OBJECTIVE »
Leaving out the pictures, retype all the material exactly.

SOURCE DATA »
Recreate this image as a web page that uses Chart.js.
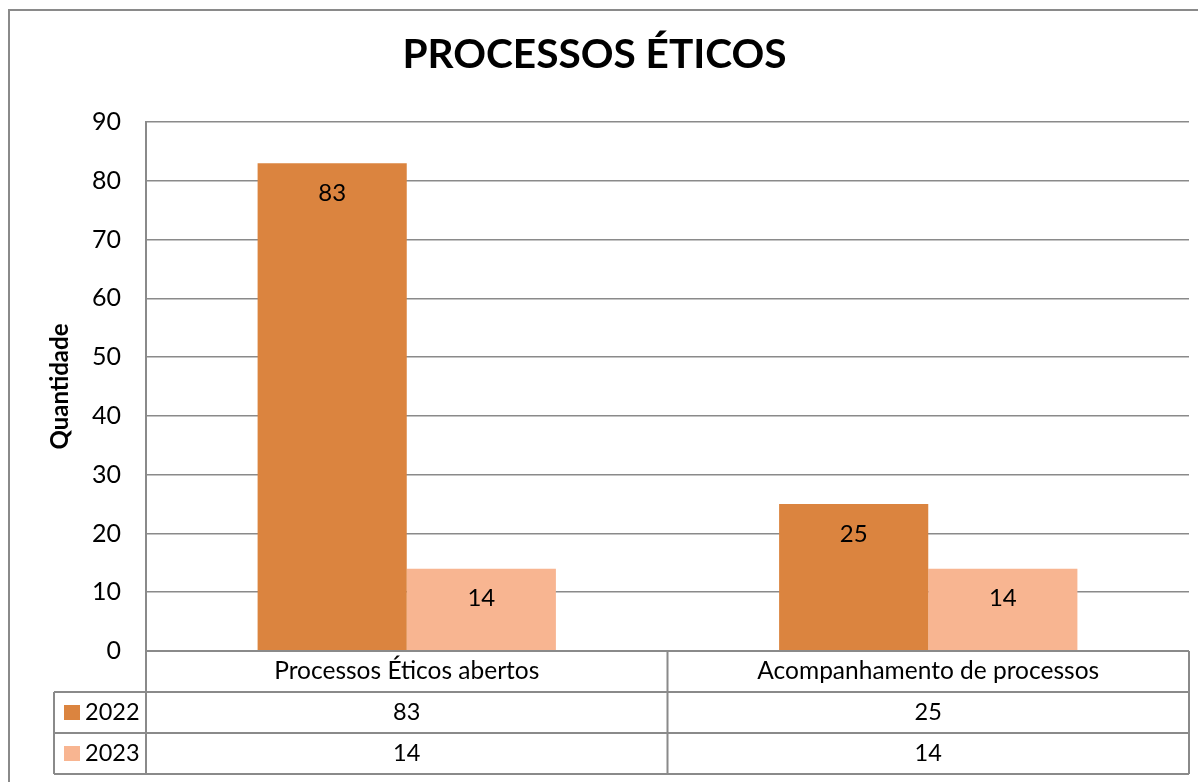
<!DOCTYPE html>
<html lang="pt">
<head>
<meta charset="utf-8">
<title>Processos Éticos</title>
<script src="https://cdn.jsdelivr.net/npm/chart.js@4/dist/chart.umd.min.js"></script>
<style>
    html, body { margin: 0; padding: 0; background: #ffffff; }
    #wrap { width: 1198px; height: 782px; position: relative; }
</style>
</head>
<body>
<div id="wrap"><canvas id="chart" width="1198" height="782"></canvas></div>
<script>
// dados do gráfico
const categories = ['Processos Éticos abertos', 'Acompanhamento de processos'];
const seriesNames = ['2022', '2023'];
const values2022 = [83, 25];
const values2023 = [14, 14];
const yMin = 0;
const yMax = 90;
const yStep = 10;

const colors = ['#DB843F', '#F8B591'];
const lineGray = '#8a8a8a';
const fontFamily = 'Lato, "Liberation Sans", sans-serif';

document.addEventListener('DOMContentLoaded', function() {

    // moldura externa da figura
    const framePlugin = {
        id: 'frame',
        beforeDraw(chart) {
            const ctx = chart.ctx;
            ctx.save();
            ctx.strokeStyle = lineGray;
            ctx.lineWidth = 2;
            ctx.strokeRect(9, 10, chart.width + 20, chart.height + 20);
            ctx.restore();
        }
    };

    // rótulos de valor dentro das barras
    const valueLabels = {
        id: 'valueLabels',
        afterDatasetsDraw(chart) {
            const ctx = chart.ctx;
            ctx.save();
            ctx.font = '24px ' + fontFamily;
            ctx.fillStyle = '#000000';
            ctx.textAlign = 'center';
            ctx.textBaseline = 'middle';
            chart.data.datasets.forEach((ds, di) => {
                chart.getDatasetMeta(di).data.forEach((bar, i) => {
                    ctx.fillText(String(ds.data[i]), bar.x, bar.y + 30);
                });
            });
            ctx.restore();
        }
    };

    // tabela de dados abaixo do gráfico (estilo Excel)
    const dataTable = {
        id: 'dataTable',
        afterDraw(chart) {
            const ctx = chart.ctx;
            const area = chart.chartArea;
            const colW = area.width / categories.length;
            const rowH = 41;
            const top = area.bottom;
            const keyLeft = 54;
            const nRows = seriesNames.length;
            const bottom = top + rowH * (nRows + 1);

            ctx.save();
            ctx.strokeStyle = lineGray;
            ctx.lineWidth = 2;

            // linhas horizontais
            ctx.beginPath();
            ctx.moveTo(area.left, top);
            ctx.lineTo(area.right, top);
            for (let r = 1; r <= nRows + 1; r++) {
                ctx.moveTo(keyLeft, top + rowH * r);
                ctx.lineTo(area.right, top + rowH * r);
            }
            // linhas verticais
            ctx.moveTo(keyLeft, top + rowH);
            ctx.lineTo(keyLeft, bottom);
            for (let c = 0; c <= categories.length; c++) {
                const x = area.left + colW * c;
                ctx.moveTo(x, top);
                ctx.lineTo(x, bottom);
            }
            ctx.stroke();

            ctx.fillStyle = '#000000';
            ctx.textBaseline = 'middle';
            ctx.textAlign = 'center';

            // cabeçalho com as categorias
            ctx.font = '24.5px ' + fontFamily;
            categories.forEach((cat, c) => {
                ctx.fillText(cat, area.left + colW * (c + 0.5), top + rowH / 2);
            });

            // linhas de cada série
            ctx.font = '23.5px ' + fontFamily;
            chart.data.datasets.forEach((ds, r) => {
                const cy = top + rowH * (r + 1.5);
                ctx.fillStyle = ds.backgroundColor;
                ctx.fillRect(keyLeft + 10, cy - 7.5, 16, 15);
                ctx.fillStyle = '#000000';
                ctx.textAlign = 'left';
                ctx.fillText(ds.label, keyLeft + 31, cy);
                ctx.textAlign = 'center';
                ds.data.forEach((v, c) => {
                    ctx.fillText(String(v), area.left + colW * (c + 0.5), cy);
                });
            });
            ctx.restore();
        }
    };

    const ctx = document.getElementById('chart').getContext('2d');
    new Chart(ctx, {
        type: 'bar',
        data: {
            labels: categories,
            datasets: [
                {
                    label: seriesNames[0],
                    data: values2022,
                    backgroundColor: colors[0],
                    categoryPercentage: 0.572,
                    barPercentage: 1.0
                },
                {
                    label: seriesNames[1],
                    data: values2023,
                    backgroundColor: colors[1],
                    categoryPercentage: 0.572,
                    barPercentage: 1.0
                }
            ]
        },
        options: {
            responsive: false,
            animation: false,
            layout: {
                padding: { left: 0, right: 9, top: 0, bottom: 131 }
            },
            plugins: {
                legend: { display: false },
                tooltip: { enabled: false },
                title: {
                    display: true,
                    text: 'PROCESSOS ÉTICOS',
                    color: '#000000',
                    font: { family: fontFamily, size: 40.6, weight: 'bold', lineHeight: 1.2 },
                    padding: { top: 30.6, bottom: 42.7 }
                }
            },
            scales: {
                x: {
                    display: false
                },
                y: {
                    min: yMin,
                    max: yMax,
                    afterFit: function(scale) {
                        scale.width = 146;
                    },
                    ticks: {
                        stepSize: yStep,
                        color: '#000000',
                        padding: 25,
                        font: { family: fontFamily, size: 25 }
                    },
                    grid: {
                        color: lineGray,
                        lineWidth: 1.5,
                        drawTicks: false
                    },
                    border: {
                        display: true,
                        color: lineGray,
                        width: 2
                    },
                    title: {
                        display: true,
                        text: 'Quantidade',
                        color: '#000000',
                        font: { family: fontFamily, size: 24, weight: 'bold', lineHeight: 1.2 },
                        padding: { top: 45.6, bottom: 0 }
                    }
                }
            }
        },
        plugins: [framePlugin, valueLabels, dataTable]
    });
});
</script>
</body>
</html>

PROBLEM SOLUTION »
Recreate this image as a web page that uses Chart.js.
<!DOCTYPE html>
<html lang="pt">
<head>
<meta charset="utf-8">
<title>Processos Éticos</title>
<script src="https://cdn.jsdelivr.net/npm/chart.js@4/dist/chart.umd.min.js"></script>
<style>
    html, body { margin: 0; padding: 0; background: #ffffff; }
    #wrap { width: 1198px; height: 782px; position: relative; }
</style>
</head>
<body>
<div id="wrap"><canvas id="chart" width="1198" height="782"></canvas></div>
<script>
// dados do gráfico
const categories = ['Processos Éticos abertos', 'Acompanhamento de processos'];
const seriesNames = ['2022', '2023'];
const values2022 = [83, 25];
const values2023 = [14, 14];
const yMin = 0;
const yMax = 90;
const yStep = 10;

const colors = ['#DB843F', '#F8B591'];
const lineGray = '#8a8a8a';
const fontFamily = 'Lato, "Liberation Sans", sans-serif';

document.addEventListener('DOMContentLoaded', function() {

    // moldura externa da figura
    const framePlugin = {
        id: 'frame',
        beforeDraw(chart) {
            const ctx = chart.ctx;
            ctx.save();
            ctx.strokeStyle = lineGray;
            ctx.lineWidth = 2;
            ctx.strokeRect(9, 10, chart.width + 20, chart.height + 20);
            ctx.restore();
        }
    };

    // rótulos de valor dentro das barras
    const valueLabels = {
        id: 'valueLabels',
        afterDatasetsDraw(chart) {
            const ctx = chart.ctx;
            ctx.save();
            ctx.font = '24px ' + fontFamily;
            ctx.fillStyle = '#000000';
            ctx.textAlign = 'center';
            ctx.textBaseline = 'middle';
            chart.data.datasets.forEach((ds, di) => {
                chart.getDatasetMeta(di).data.forEach((bar, i) => {
                    ctx.fillText(String(ds.data[i]), bar.x, bar.y + 30);
                });
            });
            ctx.restore();
        }
    };

    // tabela de dados abaixo do gráfico (estilo Excel)
    const dataTable = {
        id: 'dataTable',
        afterDraw(chart) {
            const ctx = chart.ctx;
            const area = chart.chartArea;
            const colW = area.width / categories.length;
            const rowH = 41;
            const top = area.bottom;
            const keyLeft = 54;
            const nRows = seriesNames.length;
            const bottom = top + rowH * (nRows + 1);

            ctx.save();
            ctx.strokeStyle = lineGray;
            ctx.lineWidth = 2;

            // linhas horizontais
            ctx.beginPath();
            ctx.moveTo(area.left, top);
            ctx.lineTo(area.right, top);
            for (let r = 1; r <= nRows + 1; r++) {
                ctx.moveTo(keyLeft, top + rowH * r);
                ctx.lineTo(area.right, top + rowH * r);
            }
            // linhas verticais
            ctx.moveTo(keyLeft, top + rowH);
            ctx.lineTo(keyLeft, bottom);
            for (let c = 0; c <= categories.length; c++) {
                const x = area.left + colW * c;
                ctx.moveTo(x, top);
                ctx.lineTo(x, bottom);
            }
            ctx.stroke();

            ctx.fillStyle = '#000000';
            ctx.textBaseline = 'middle';
            ctx.textAlign = 'center';

            // cabeçalho com as categorias
            ctx.font = '24.5px ' + fontFamily;
            categories.forEach((cat, c) => {
                ctx.fillText(cat, area.left + colW * (c + 0.5), top + rowH / 2);
            });

            // linhas de cada série
            ctx.font = '23.5px ' + fontFamily;
            chart.data.datasets.forEach((ds, r) => {
                const cy = top + rowH * (r + 1.5);
                ctx.fillStyle = ds.backgroundColor;
                ctx.fillRect(keyLeft + 10, cy - 7.5, 16, 15);
                ctx.fillStyle = '#000000';
                ctx.textAlign = 'left';
                ctx.fillText(ds.label, keyLeft + 31, cy);
                ctx.textAlign = 'center';
                ds.data.forEach((v, c) => {
                    ctx.fillText(String(v), area.left + colW * (c + 0.5), cy);
                });
            });
            ctx.restore();
        }
    };

    const ctx = document.getElementById('chart').getContext('2d');
    new Chart(ctx, {
        type: 'bar',
        data: {
            labels: categories,
            datasets: [
                {
                    label: seriesNames[0],
                    data: values2022,
                    backgroundColor: colors[0],
                    categoryPercentage: 0.572,
                    barPercentage: 1.0
                },
                {
                    label: seriesNames[1],
                    data: values2023,
                    backgroundColor: colors[1],
                    categoryPercentage: 0.572,
                    barPercentage: 1.0
                }
            ]
        },
        options: {
            responsive: false,
            animation: false,
            layout: {
                padding: { left: 0, right: 9, top: 0, bottom: 131 }
            },
            plugins: {
                legend: { display: false },
                tooltip: { enabled: false },
                title: {
                    display: true,
                    text: 'PROCESSOS ÉTICOS',
                    color: '#000000',
                    font: { family: fontFamily, size: 40.6, weight: 'bold', lineHeight: 1.2 },
                    padding: { top: 30.6, bottom: 42.7 }
                }
            },
            scales: {
                x: {
                    display: false
                },
                y: {
                    min: yMin,
                    max: yMax,
                    afterFit: function(scale) {
                        scale.width = 146;
                    },
                    ticks: {
                        stepSize: yStep,
                        color: '#000000',
                        padding: 25,
                        font: { family: fontFamily, size: 25 }
                    },
                    grid: {
                        color: lineGray,
                        lineWidth: 1.5,
                        drawTicks: false
                    },
                    border: {
                        display: true,
                        color: lineGray,
                        width: 2
                    },
                    title: {
                        display: true,
                        text: 'Quantidade',
                        color: '#000000',
                        font: { family: fontFamily, size: 24, weight: 'bold', lineHeight: 1.2 },
                        padding: { top: 45.6, bottom: 0 }
                    }
                }
            }
        },
        plugins: [framePlugin, valueLabels, dataTable]
    });
});
</script>
</body>
</html>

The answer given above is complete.